**Task to complete:**
Set the listing down unchanged, minus every embedded image.
:: Given data ::
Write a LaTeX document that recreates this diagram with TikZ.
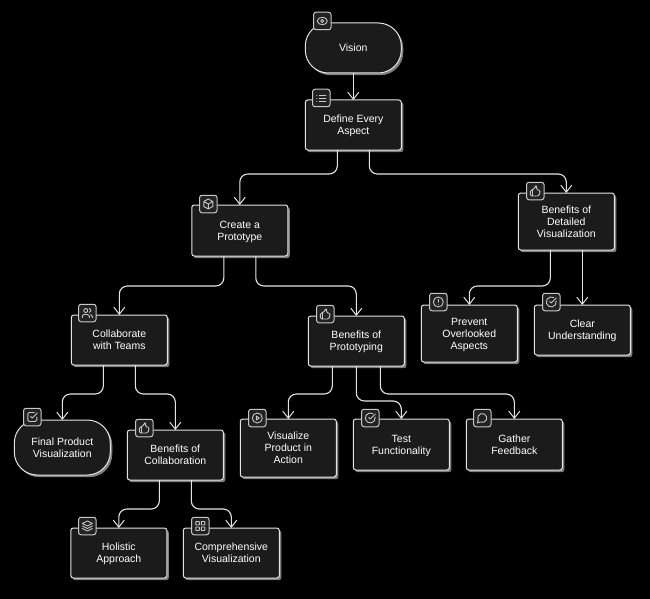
\documentclass[tikz,border=0pt]{standalone}
\usepackage{fontspec}
\setmainfont{Liberation Sans}
\usetikzlibrary{arrows.meta,shadows}
\definecolor{boxfill}{HTML}{1B1B1B}
\definecolor{boxline}{HTML}{E4E4E4}
\definecolor{shadowc}{HTML}{7E7E7E}
\definecolor{iconline}{HTML}{C8C8C8}
\definecolor{iconfill}{HTML}{222222}
\tikzset{
  basebox/.style={draw=boxline,fill=boxfill,line width=1pt,text=white,align=center,inner sep=0pt,outer sep=0pt,
    minimum width=96pt,text depth=-1.4pt,font=\fontsize{10.5}{12}\selectfont,
    general shadow={shadow xshift=2pt,shadow yshift=-2.2pt,fill=shadowc,draw=none}},
  card/.style={basebox,rounded corners=2.5pt},
  pill/.style={basebox,rounded corners=23pt},
  edge/.style={draw=boxline,line width=1.1pt,rounded corners=8pt,-{Straight Barb[length=7pt,width=11pt,line width=1pt]}},
  badge/.style={draw=iconline,fill=iconfill,line width=1pt,rounded corners=2.5pt,minimum size=17.5pt,inner sep=0pt,outer sep=0pt},
  glyph/.style={draw=iconline,line width=0.9pt,line cap=round,line join=round,scale=0.5,shift={(-12,-12)}},
  icoeye/.pic={\begin{scope}[glyph]
    \draw (2,12) .. controls (5,5) and (8,5) .. (12,5) .. controls (16,5) and (19,5) .. (22,12) .. controls (19,19) and (16,19) .. (12,19) .. controls (8,19) and (5,19) .. (2,12) -- cycle;
    \draw (12,12) circle (3);\end{scope}},
  icolist/.pic={\begin{scope}[glyph]
    \draw (8,6)--(21,6) (8,12)--(21,12) (8,18)--(21,18) (3,6)--(3.1,6) (3,12)--(3.1,12) (3,18)--(3.1,18);\end{scope}},
  icocube/.pic={\begin{scope}[glyph]
    \draw (12,2)--(21,7)--(21,17)--(12,22)--(3,17)--(3,7)--cycle (3,7)--(12,12)--(21,7) (12,12)--(12,22);\end{scope}},
  icothumb/.pic={\begin{scope}[glyph]
    \draw (7,10)--(7,22);
    \draw[rounded corners=1.5pt] (2,10)--(8,10)--(12,2)--(15.5,3)--(14,10)--(22,10)--(19.5,22)--(2,22)--cycle;\end{scope}},
  icoalert/.pic={\begin{scope}[glyph]
    \draw (12,12) circle (10) (12,7)--(12,12.5) (12,16.5)--(12.1,16.5);\end{scope}},
  icocheck/.pic={\begin{scope}[glyph]
    \draw (21.8,10) arc (-11:300:10) (9,11)--(12,14)--(22,4);\end{scope}},
  icousers/.pic={\begin{scope}[glyph]
    \draw (9,7) circle (4);
    \draw (16,21)--(16,19) arc (0:-90:4) -- (6,15) arc (-90:-180:4) -- (2,21);
    \draw (22,21)--(22,19) arc (0:-75:4);
    \draw (16,3.1) arc (-75:75:4);\end{scope}},
  icoplay/.pic={\begin{scope}[glyph]
    \draw (12,12) circle (10) (10,8)--(16,12)--(10,16)--cycle;\end{scope}},
  icomsg/.pic={\begin{scope}[glyph]
    \draw (7.9,20) arc (117:-207:9) -- (2,22) -- cycle;\end{scope}},
  icotick/.pic={\begin{scope}[glyph]
    \draw[rounded corners=1.5pt] (21,12)--(21,21)--(3,21)--(3,3)--(16,3);
    \draw (9,11)--(12,14)--(22,4);\end{scope}},
  icolayers/.pic={\begin{scope}[glyph]
    \draw (12,2)--(22,7)--(12,12)--(2,7)--cycle (2,12)--(12,17)--(22,12) (2,17)--(12,22)--(22,17);\end{scope}},
  icogrid/.pic={\begin{scope}[glyph]
    \draw[rounded corners=0.5pt] (3,3) rectangle (10,10) (14,3) rectangle (21,10) (3,14) rectangle (10,21) (14,14) rectangle (21,21);\end{scope}},
}
\newcommand{\putbadge}[4]{\node[badge] (#1) at (#2,#3) {}; \pic at (#1) {#4};}
\begin{document}
\begin{tikzpicture}[x=1pt,y=-1pt]
\useasboundingbox[fill=black] (0,0) rectangle (650,599);
\begin{scope}[xshift=-0.7pt]
% boxes
\node[pill,minimum height=50pt] (vision) at (354,48) {Vision};
\node[card,minimum height=50pt] (define) at (354,125) {Define Every\\Aspect};
\node[card,minimum height=51pt] (create) at (240.5,230.5) {Create a\\Prototype};
\node[card,minimum height=57pt] (detailed) at (567,221.5) {Benefits of\\Detailed\\Visualization};
\node[card,minimum height=57pt] (prevent) at (470,333.5) {Prevent\\Overlooked\\Aspects};
\node[card,minimum height=50pt] (clear) at (583,330) {Clear\\Understanding};
\node[card,minimum height=50pt] (collab) at (120,340) {Collaborate\\with Teams};
\node[card,minimum height=50pt] (proto) at (357,341) {Benefits of\\Prototyping};
\node[pill,minimum height=55pt] (final) at (63,447.5) {Final Product\\Visualization};
\node[card,minimum height=50pt] (bcollab) at (176,455) {Benefits of\\Collaboration};
\node[card,minimum height=58pt] (visualize) at (289,448) {Visualize\\Product in\\Action};
\node[card,minimum height=51pt] (test) at (402,444.5) {Test\\Functionality};
\node[card,minimum height=51pt] (gather) at (515,444.5) {Gather\\Feedback};
\node[card,minimum height=50pt] (holistic) at (119.5,553) {Holistic\\Approach};
\node[card,minimum height=50pt] (compre) at (232,553) {Comprehensive\\Visualization};
% connectors
\draw[edge] (vision.south) -- (define.north);
\draw[edge] ([xshift=-16pt]define.south) -- ++(0,24) -| (create.north);
\draw[edge] ([xshift=16pt]define.south) -- ++(0,24) -| (detailed.north);
\draw[edge] ([xshift=-16pt]create.south) -- ++(0,30) -| (collab.north);
\draw[edge] ([xshift=16pt]create.south) -- ++(0,30) -| (proto.north);
\draw[edge] ([xshift=-16pt]detailed.south) -- ++(0,36) -| (prevent.north);
\draw[edge] ([xshift=16pt]detailed.south) -- (clear.north);
\draw[edge] ([xshift=-16pt]collab.south) -- ++(0,29) -| (final.north);
\draw[edge] ([xshift=16pt]collab.south) -- ++(0,29) -| (bcollab.north);
\draw[edge] ([xshift=-24pt]proto.south) -- ++(0,28) -| (visualize.north);
\draw[edge] (proto.south) -- ++(0,35) -| (test.north);
\draw[edge] ([xshift=24pt]proto.south) -- ++(0,28) -| (gather.north);
\draw[edge] ([xshift=-16pt]bcollab.south) -- ++(0,29) -| (holistic.north);
\draw[edge] ([xshift=16pt]bcollab.south) -- ++(0,29) -| (compre.north);
% badges
\putbadge{ivision}{323}{21}{icoeye}
\putbadge{idefine}{322}{98}{icolist}
\putbadge{icreate}{209}{204}{icocube}
\putbadge{idetailed}{536}{191}{icothumb}
\putbadge{iprevent}{439}{302}{icoalert}
\putbadge{iclear}{552}{302}{icocheck}
\putbadge{icollab}{88}{313}{icousers}
\putbadge{iproto}{326}{314}{icothumb}
\putbadge{ifinal}{33}{417}{icotick}
\putbadge{ibcollab}{145}{428}{icothumb}
\putbadge{ivisualize}{258}{418}{icoplay}
\putbadge{itest}{371}{418}{icocheck}
\putbadge{igather}{483}{418}{icomsg}
\putbadge{iholistic}{88}{526}{icolayers}
\putbadge{icompre}{201}{526}{icogrid}
\end{scope}
\end{tikzpicture}
\end{document}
:::
**Finished answer:**
Write a LaTeX document that recreates this diagram with TikZ.
\documentclass[tikz,border=0pt]{standalone}
\usepackage{fontspec}
\setmainfont{Liberation Sans}
\usetikzlibrary{arrows.meta,shadows}
\definecolor{boxfill}{HTML}{1B1B1B}
\definecolor{boxline}{HTML}{E4E4E4}
\definecolor{shadowc}{HTML}{7E7E7E}
\definecolor{iconline}{HTML}{C8C8C8}
\definecolor{iconfill}{HTML}{222222}
\tikzset{
  basebox/.style={draw=boxline,fill=boxfill,line width=1pt,text=white,align=center,inner sep=0pt,outer sep=0pt,
    minimum width=96pt,text depth=-1.4pt,font=\fontsize{10.5}{12}\selectfont,
    general shadow={shadow xshift=2pt,shadow yshift=-2.2pt,fill=shadowc,draw=none}},
  card/.style={basebox,rounded corners=2.5pt},
  pill/.style={basebox,rounded corners=23pt},
  edge/.style={draw=boxline,line width=1.1pt,rounded corners=8pt,-{Straight Barb[length=7pt,width=11pt,line width=1pt]}},
  badge/.style={draw=iconline,fill=iconfill,line width=1pt,rounded corners=2.5pt,minimum size=17.5pt,inner sep=0pt,outer sep=0pt},
  glyph/.style={draw=iconline,line width=0.9pt,line cap=round,line join=round,scale=0.5,shift={(-12,-12)}},
  icoeye/.pic={\begin{scope}[glyph]
    \draw (2,12) .. controls (5,5) and (8,5) .. (12,5) .. controls (16,5) and (19,5) .. (22,12) .. controls (19,19) and (16,19) .. (12,19) .. controls (8,19) and (5,19) .. (2,12) -- cycle;
    \draw (12,12) circle (3);\end{scope}},
  icolist/.pic={\begin{scope}[glyph]
    \draw (8,6)--(21,6) (8,12)--(21,12) (8,18)--(21,18) (3,6)--(3.1,6) (3,12)--(3.1,12) (3,18)--(3.1,18);\end{scope}},
  icocube/.pic={\begin{scope}[glyph]
    \draw (12,2)--(21,7)--(21,17)--(12,22)--(3,17)--(3,7)--cycle (3,7)--(12,12)--(21,7) (12,12)--(12,22);\end{scope}},
  icothumb/.pic={\begin{scope}[glyph]
    \draw (7,10)--(7,22);
    \draw[rounded corners=1.5pt] (2,10)--(8,10)--(12,2)--(15.5,3)--(14,10)--(22,10)--(19.5,22)--(2,22)--cycle;\end{scope}},
  icoalert/.pic={\begin{scope}[glyph]
    \draw (12,12) circle (10) (12,7)--(12,12.5) (12,16.5)--(12.1,16.5);\end{scope}},
  icocheck/.pic={\begin{scope}[glyph]
    \draw (21.8,10) arc (-11:300:10) (9,11)--(12,14)--(22,4);\end{scope}},
  icousers/.pic={\begin{scope}[glyph]
    \draw (9,7) circle (4);
    \draw (16,21)--(16,19) arc (0:-90:4) -- (6,15) arc (-90:-180:4) -- (2,21);
    \draw (22,21)--(22,19) arc (0:-75:4);
    \draw (16,3.1) arc (-75:75:4);\end{scope}},
  icoplay/.pic={\begin{scope}[glyph]
    \draw (12,12) circle (10) (10,8)--(16,12)--(10,16)--cycle;\end{scope}},
  icomsg/.pic={\begin{scope}[glyph]
    \draw (7.9,20) arc (117:-207:9) -- (2,22) -- cycle;\end{scope}},
  icotick/.pic={\begin{scope}[glyph]
    \draw[rounded corners=1.5pt] (21,12)--(21,21)--(3,21)--(3,3)--(16,3);
    \draw (9,11)--(12,14)--(22,4);\end{scope}},
  icolayers/.pic={\begin{scope}[glyph]
    \draw (12,2)--(22,7)--(12,12)--(2,7)--cycle (2,12)--(12,17)--(22,12) (2,17)--(12,22)--(22,17);\end{scope}},
  icogrid/.pic={\begin{scope}[glyph]
    \draw[rounded corners=0.5pt] (3,3) rectangle (10,10) (14,3) rectangle (21,10) (3,14) rectangle (10,21) (14,14) rectangle (21,21);\end{scope}},
}
\newcommand{\putbadge}[4]{\node[badge] (#1) at (#2,#3) {}; \pic at (#1) {#4};}
\begin{document}
\begin{tikzpicture}[x=1pt,y=-1pt]
\useasboundingbox[fill=black] (0,0) rectangle (650,599);
\begin{scope}[xshift=-0.7pt]
% boxes
\node[pill,minimum height=50pt] (vision) at (354,48) {Vision};
\node[card,minimum height=50pt] (define) at (354,125) {Define Every\\Aspect};
\node[card,minimum height=51pt] (create) at (240.5,230.5) {Create a\\Prototype};
\node[card,minimum height=57pt] (detailed) at (567,221.5) {Benefits of\\Detailed\\Visualization};
\node[card,minimum height=57pt] (prevent) at (470,333.5) {Prevent\\Overlooked\\Aspects};
\node[card,minimum height=50pt] (clear) at (583,330) {Clear\\Understanding};
\node[card,minimum height=50pt] (collab) at (120,340) {Collaborate\\with Teams};
\node[card,minimum height=50pt] (proto) at (357,341) {Benefits of\\Prototyping};
\node[pill,minimum height=55pt] (final) at (63,447.5) {Final Product\\Visualization};
\node[card,minimum height=50pt] (bcollab) at (176,455) {Benefits of\\Collaboration};
\node[card,minimum height=58pt] (visualize) at (289,448) {Visualize\\Product in\\Action};
\node[card,minimum height=51pt] (test) at (402,444.5) {Test\\Functionality};
\node[card,minimum height=51pt] (gather) at (515,444.5) {Gather\\Feedback};
\node[card,minimum height=50pt] (holistic) at (119.5,553) {Holistic\\Approach};
\node[card,minimum height=50pt] (compre) at (232,553) {Comprehensive\\Visualization};
% connectors
\draw[edge] (vision.south) -- (define.north);
\draw[edge] ([xshift=-16pt]define.south) -- ++(0,24) -| (create.north);
\draw[edge] ([xshift=16pt]define.south) -- ++(0,24) -| (detailed.north);
\draw[edge] ([xshift=-16pt]create.south) -- ++(0,30) -| (collab.north);
\draw[edge] ([xshift=16pt]create.south) -- ++(0,30) -| (proto.north);
\draw[edge] ([xshift=-16pt]detailed.south) -- ++(0,36) -| (prevent.north);
\draw[edge] ([xshift=16pt]detailed.south) -- (clear.north);
\draw[edge] ([xshift=-16pt]collab.south) -- ++(0,29) -| (final.north);
\draw[edge] ([xshift=16pt]collab.south) -- ++(0,29) -| (bcollab.north);
\draw[edge] ([xshift=-24pt]proto.south) -- ++(0,28) -| (visualize.north);
\draw[edge] (proto.south) -- ++(0,35) -| (test.north);
\draw[edge] ([xshift=24pt]proto.south) -- ++(0,28) -| (gather.north);
\draw[edge] ([xshift=-16pt]bcollab.south) -- ++(0,29) -| (holistic.north);
\draw[edge] ([xshift=16pt]bcollab.south) -- ++(0,29) -| (compre.north);
% badges
\putbadge{ivision}{323}{21}{icoeye}
\putbadge{idefine}{322}{98}{icolist}
\putbadge{icreate}{209}{204}{icocube}
\putbadge{idetailed}{536}{191}{icothumb}
\putbadge{iprevent}{439}{302}{icoalert}
\putbadge{iclear}{552}{302}{icocheck}
\putbadge{icollab}{88}{313}{icousers}
\putbadge{iproto}{326}{314}{icothumb}
\putbadge{ifinal}{33}{417}{icotick}
\putbadge{ibcollab}{145}{428}{icothumb}
\putbadge{ivisualize}{258}{418}{icoplay}
\putbadge{itest}{371}{418}{icocheck}
\putbadge{igather}{483}{418}{icomsg}
\putbadge{iholistic}{88}{526}{icolayers}
\putbadge{icompre}{201}{526}{icogrid}
\end{scope}
\end{tikzpicture}
\end{document}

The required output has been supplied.